Saltwater greenhouses can save the Middle East and humanity from drought and climate change. Three cheers to Sundrop Farms in Australia for pioneering saltwater greenhouses in Australia: they are now harvesting tomatoes for a leading grocery store called Coles. And Sundrop is producing what they say is a “better product, better for the people, better for the planet –– all year round.”
Sundrop Farms is using hydroponics, a method of growing plants on a treated water medium, without soil. It’s an extremely efficient way for growing plants, and it’s now becoming a leading choice for growing food in difficult climates, in urban centers or in areas where water is poor and lacking. In China for instance where the soil is contaminated with cadmium and lead, people are very eager to buy organic food grown hydroponically.
Sundrop says it’s the first farming system of its kind to have reached commercial scale. The 65-hectare facility was made possible with an investment of 200 million Australian dollars ($148 million) which paid for a desalination plant, greenhouses and other installations needed to grow the tomatoes.

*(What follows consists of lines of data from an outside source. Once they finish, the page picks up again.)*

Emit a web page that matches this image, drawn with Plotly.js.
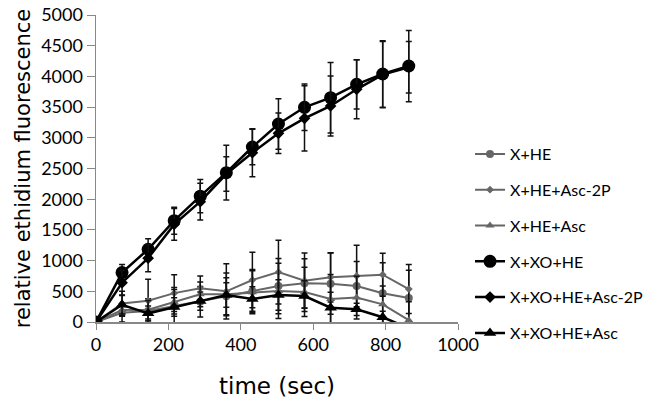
<!DOCTYPE html>
<html>
<head>
<meta charset="utf-8">
<script src="https://cdn.plot.ly/plotly-3.0.1.min.js"></script>
<style>html,body{margin:0;padding:0;background:#fff;}#chart{width:662px;height:409px;}</style>
</head>
<body>
<div id="chart"></div>
<script>
var time = [0, 72, 144, 216, 288, 360, 432, 504, 576, 648, 720, 792, 864];
var seriesNames = ["X+HE", "X+HE+Asc-2P", "X+HE+Asc", "X+XO+HE", "X+XO+HE+Asc-2P", "X+XO+HE+Asc"];

var xHE        = [0, 150, 180, 260, 330, 420, 505, 586, 630, 625, 586, 467, 391];
var xHEAsc2P   = [0, 300, 345, 470, 550, 500, 684, 812, 673, 727, 749, 771, 537];
var xHEAsc     = [0, 195, 200, 330, 450, 450, 483, 505, 490, 375, 397, 288, 30];
var xXOHE      = [0, 805, 1185, 1650, 2050, 2432, 2850, 3225, 3497, 3653, 3871, 4039, 4169];
var xXOHEAsc2P = [0, 640, 1040, 1590, 1960, 2410, 2757, 3073, 3317, 3518, 3790, 4030, 4150];
var xXOHEAsc   = [0, 280, 141, 245, 340, 440, 374, 440, 423, 233, 206, 77, -100];

var errHE        = [0, 150, 200, 300, 250, 300, 350, 450, 400, 500, 400, 500, 450];
var errHEAsc2P   = [0, 200, 350, 300, 200, 450, 450, 520, 450, 400, 500, 350, 400];
var errHEAsc     = [0, 100, 150, 200, 200, 350, 350, 450, 400, 400, 350, 300, 300];
var errXOHE      = [0, 130, 170, 220, 270, 445, 290, 410, 380, 575, 400, 540, 580];
var errXOHEAsc2P = [0, 200, 220, 260, 300, 280, 390, 330, 530, 490, 480, 540, 420];
var errXOHEAsc   = [0, 150, 120, 150, 150, 200, 200, 250, 250, 250, 100, 100, 0];

var values = [xHE, xHEAsc2P, xHEAsc, xXOHE, xXOHEAsc2P, xXOHEAsc];
var errors = [errHE, errHEAsc2P, errHEAsc, errXOHE, errXOHEAsc2P, errXOHEAsc];
var colors = ["#666666", "#666666", "#666666", "#000000", "#000000", "#000000"];
var symbols = ["circle", "diamond", "triangle-up", "circle", "diamond", "triangle-up"];
var sizes = [8, 6, 8, 13, 9, 11];
var widths = [2, 2, 2, 2.5, 2.5, 2.5];

var traces = [];
for (var i = 0; i < seriesNames.length; i++) {
  traces.push({
    x: time, y: values[i], name: seriesNames[i], type: "scatter", mode: "lines+markers",
    legendgroup: "g" + i,
    line: {color: colors[i], width: widths[i]},
    marker: {color: colors[i], symbol: symbols[i], size: sizes[i]},
    error_y: {type: "data", array: errors[i], visible: true, color: "#111111", thickness: 1.5, width: 3}
  });
}

var fontTick = "Lato, 'Open Sans', sans-serif";
var layout = {
  width: 662, height: 409,
  margin: {l: 96, r: 204, t: 15, b: 87, autoexpand: false},
  paper_bgcolor: "#ffffff", plot_bgcolor: "#ffffff",
  showlegend: true,
  legend: {xref: "container", yref: "container", x: 0.71, xanchor: "left", y: 0.665, yanchor: "top",
           font: {family: fontTick, size: 16, color: "#000"},
           tracegroupgap: 12, itemwidth: 30, bgcolor: "rgba(0,0,0,0)"},
  xaxis: {range: [0, 1000], dtick: 200, tick0: 0, showgrid: false, zeroline: false,
          showline: true, linecolor: "#888888", linewidth: 1.5, ticks: "outside", ticklen: 6, tickcolor: "#888888",
          tickfont: {family: fontTick, size: 18, color: "#000"},
          title: {text: "time (sec)", font: {family: "'DejaVu Sans', sans-serif", size: 23, color: "#000"}, standoff: 24}},
  yaxis: {range: [0, 5000], dtick: 500, tick0: 0, showgrid: false, zeroline: false,
          showline: true, linecolor: "#888888", linewidth: 1.5, ticks: "outside", ticklen: 8, tickcolor: "#888888",
          tickfont: {family: fontTick, size: 18, color: "#000"},
          title: {text: "relative ethidium fluorescence", font: {family: "'DejaVu Sans', sans-serif", size: 21, color: "#000"}, standoff: 5}}
};

Plotly.newPlot("chart", traces, layout, {displayModeBar: false, staticPlot: true});
</script>
</body>
</html>
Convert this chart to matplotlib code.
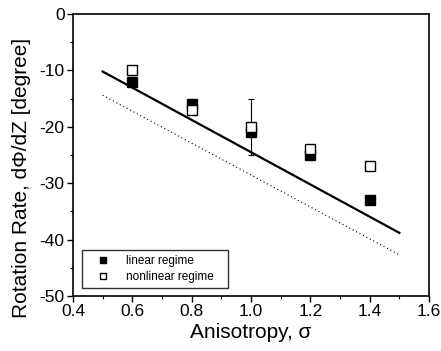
import matplotlib
matplotlib.use("Agg")
import matplotlib.pyplot as plt
from matplotlib.ticker import MultipleLocator

plt.rcParams['font.family'] = ['Liberation Sans', 'DejaVu Sans']
plt.rcParams['axes.unicode_minus'] = False

sigma = [0.6, 0.8, 1.0, 1.2, 1.4]
linear_vals = [-12, -16, -21, -25, -33]
nonlinear_vals = [-10, -17, -20, -24, -27]
err_x = [1.0]
err_y = [-20]
err_size = [5]
solid_x = [0.5, 1.5]
solid_y = [-10.2, -38.8]
dotted_x = [0.5, 1.5]
dotted_y = [-14.4, -42.7]

fig = plt.figure(figsize=(4.41, 3.51), dpi=100)
ax = fig.add_axes([73/441, 1 - 296/351, (429-73)/441, (296-14)/351])

ax.plot(solid_x, solid_y, color='black', lw=1.6)
ax.plot(dotted_x, dotted_y, color='black', lw=0.8, ls=(0, (1, 2.5)))
ax.errorbar(err_x, err_y, yerr=err_size, fmt='none', ecolor='black', elinewidth=0.8, capsize=2, capthick=0.8)
ax.plot(sigma, linear_vals, 's', color='black', ms=6.5, label='linear regime')
ax.plot(sigma, nonlinear_vals, 's', mfc='white', mec='black', mew=1.0, ms=6.5, label='nonlinear regime')

ax.set_xlim(0.4, 1.6)
ax.set_ylim(-50, 0)
ax.xaxis.set_major_locator(MultipleLocator(0.2))
ax.xaxis.set_minor_locator(MultipleLocator(0.1))
ax.yaxis.set_major_locator(MultipleLocator(10))
ax.yaxis.set_minor_locator(MultipleLocator(5))
ax.tick_params(which='major', direction='out', length=4, width=1.0, labelsize=12.5, pad=2)
ax.tick_params(which='minor', direction='out', length=2, width=0.8)
for s in ax.spines.values():
    s.set_linewidth(1.2)

ax.set_xlabel('Anisotropy, σ', fontsize=15, labelpad=3)
ax.set_ylabel('Rotation Rate, dΦ/dZ [degree]', fontsize=15)
ax.yaxis.set_label_coords(-0.118, 0.42)
ax.set_xticklabels([f'{v:.1f}' for v in ax.get_xticks()])

leg = ax.legend(loc='lower left', fontsize=8.5, frameon=True, fancybox=False,
                edgecolor='black', handlelength=2.6, borderpad=0.45, handletextpad=0.7,
                labelspacing=0.3, markerscale=0.6, mode='expand', borderaxespad=0,
                bbox_to_anchor=(0.025, 0.028, 0.41, 0.13))
leg.get_frame().set_linewidth(1.0)

fig.savefig('out.png', dpi=100)
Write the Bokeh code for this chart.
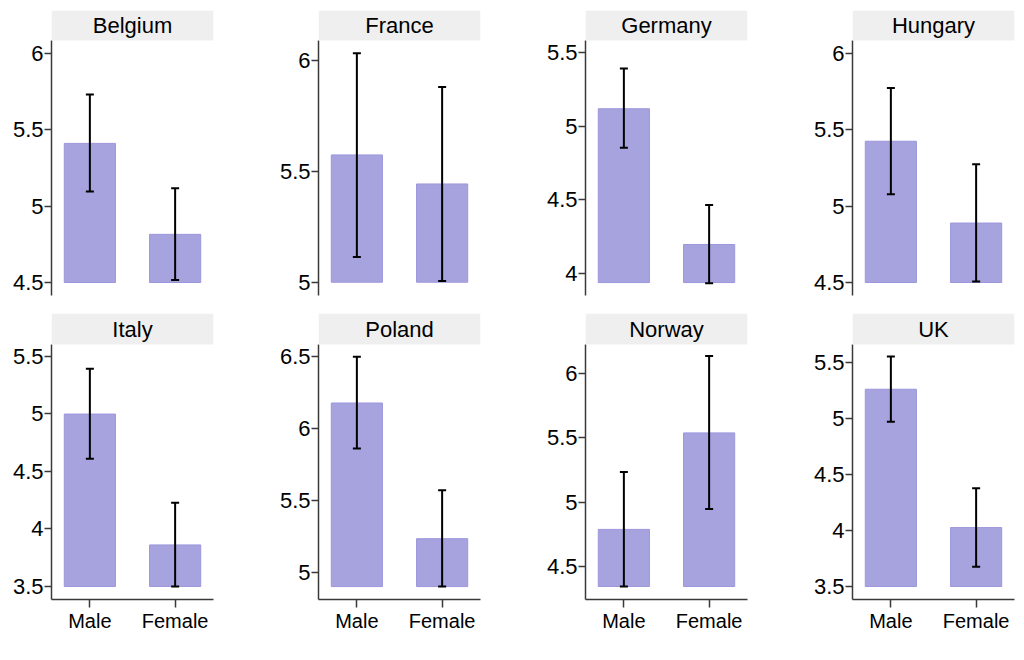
from bokeh.plotting import figure
from bokeh.models import (ColumnDataSource, FactorRange, Range1d, FixedTicker,
                          Whisker, TeeHead, BoxAnnotation, Label)
from bokeh.layouts import column, row
from bokeh.embed import file_html
from bokeh.resources import INLINE

countries = ["Belgium", "France", "Germany", "Hungary", "Italy", "Poland", "Norway", "UK"]
sexes = ["Male", "Female"]
male_mean = [5.41, 5.574, 5.118, 5.424, 4.997, 6.179, 4.790, 5.264]
male_lo = [5.096, 5.114, 4.852, 5.078, 4.609, 5.863, 4.347, 4.973]
male_hi = [5.729, 6.033, 5.391, 5.773, 5.390, 6.500, 5.236, 5.557]
female_mean = [4.815, 5.443, 4.195, 4.889, 3.861, 5.235, 5.539, 4.027]
female_lo = [4.517, 5.005, 3.932, 4.507, 3.500, 4.902, 4.948, 3.676]
female_hi = [5.116, 5.880, 4.464, 5.273, 4.226, 5.572, 6.135, 4.378]
bar_base = [4.5, 5.0, 3.936, 4.5, 3.5, 4.902, 4.347, 3.5]
y_min = [4.415, 4.94, 3.848, 4.415, 3.387, 4.812, 4.246, 3.384]
y_max = [6.083, 6.09, 5.582, 6.083, 5.601, 6.586, 6.225, 5.664]
tick_values = [3.5, 4, 4.5, 5, 5.5, 6, 6.5]
tick_labels = ["3.5", "4", "4.5", "5", "5.5", "6", "6.5"]

FONT = "Liberation Sans"
AXIS_COLOR = "#3a3a3a"
BAR_FILL = "#a7a3de"
BAR_LINE = "#9c96dc"
STRIP = "#efefef"

LEFT = 51
FRAME_W = 162
PITCH = 267
DATA_H = 255

overrides = {}
for v, lab in zip(tick_values, tick_labels):
    k = int(v) if float(v).is_integer() else v
    overrides[k] = lab


def make_panel(i, col, bottom_row):
    strip_h = 31 if bottom_row else 30
    frame_h = strip_h + DATA_H
    span = y_max[i] - y_min[i]
    y_top = y_max[i] + span * strip_h / DATA_H
    right = PITCH - LEFT - FRAME_W if col < 3 else 8
    bot = 42 if bottom_row else 16
    top = 2 if bottom_row else 10
    p = figure(width=LEFT + FRAME_W + right, height=top + frame_h + bot,
               x_range=FactorRange(*sexes, range_padding=-0.05),
               y_range=Range1d(y_min[i], y_top),
               output_backend="svg", toolbar_location=None,
               min_border_left=LEFT, min_border_right=right,
               min_border_top=top, min_border_bottom=bot)
    p.outline_line_color = None
    p.grid.visible = False
    p.background_fill_color = "white"
    p.border_fill_color = "white"

    src = ColumnDataSource(dict(
        sex=sexes,
        mean=[male_mean[i], female_mean[i]],
        lo=[male_lo[i], female_lo[i]],
        hi=[male_hi[i], female_hi[i]],
        base=[bar_base[i], bar_base[i]],
    ))
    p.vbar(x="sex", top="mean", bottom="base", width=0.6, source=src,
           fill_color=BAR_FILL, line_color=BAR_LINE, line_width=1)
    w = Whisker(source=src, base="sex", upper="hi", lower="lo",
                line_color="black", line_width=2, level="overlay",
                upper_head=TeeHead(size=8, line_color="black", line_width=2),
                lower_head=TeeHead(size=8, line_color="black", line_width=2))
    p.add_layout(w)

    p.add_layout(BoxAnnotation(bottom=y_max[i], fill_color=STRIP, fill_alpha=1.0,
                               line_color=None))
    p.add_layout(Label(x=1.0, y=(y_max[i] + y_top) / 2, text=countries[i],
                       text_align="center", text_baseline="middle",
                       text_font=FONT, text_font_size="22px", text_color="black"))

    ya = p.yaxis[0]
    ya.ticker = FixedTicker(ticks=tick_values)
    ya.major_label_overrides = overrides
    ya.bounds = (y_min[i], y_max[i])
    ya.minor_tick_line_color = None
    ya.major_tick_in = 0
    ya.major_tick_out = 7
    ya.major_tick_line_color = AXIS_COLOR
    ya.major_tick_line_width = 1.5
    ya.axis_line_color = AXIS_COLOR
    ya.axis_line_width = 1.5
    ya.major_label_text_font = FONT
    ya.major_label_text_font_size = "22px"
    ya.major_label_text_color = "black"
    ya.major_label_standoff = 1

    xa = p.xaxis[0]
    if bottom_row:
        xa.axis_line_color = AXIS_COLOR
        xa.axis_line_width = 1.5
        xa.major_tick_in = 0
        xa.major_tick_out = 8
        xa.major_tick_line_color = AXIS_COLOR
        xa.major_tick_line_width = 1.5
        xa.minor_tick_line_color = None
        xa.major_label_text_font = FONT
        xa.major_label_text_font_size = "20px"
        xa.major_label_text_color = "black"
        xa.major_label_standoff = 2
    else:
        xa.visible = False
    return p


top_row = [make_panel(i, i, False) for i in range(4)]
bottom_row = [make_panel(i + 4, i, True) for i in range(4)]
layout = column(row(*top_row), row(*bottom_row))

open("out.html", "w").write(file_html(layout, INLINE))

It’s a bet worth betting as we see the rise in agricultural crops in Australia and the world.
The Sundrop greenhouses are powered by sunlight, using 23,000 mirrors that reflect rays toward the top of a 127-meter high receiver tower that turns the sun into electricity.
This power is used to pump seawater from 5km away. Beyond producing tomatoes, the facility also produces 1 million liters of fresh water every single day.
Sundrop Farms CEO Philipp Saumweber, a former investment banker, says the agriculture model as “innovative” in that it harnesses only seawater and sunlight.
A number of companies are leading technology in this area, including BrightFarms (US), Phillips (Holland), Aerofarms (US) and my startup flux, which has created artificial intelligence and a product named Eddy to understand the language of plants. Watch this market of vertical farming grow into trillion dollar opportunities.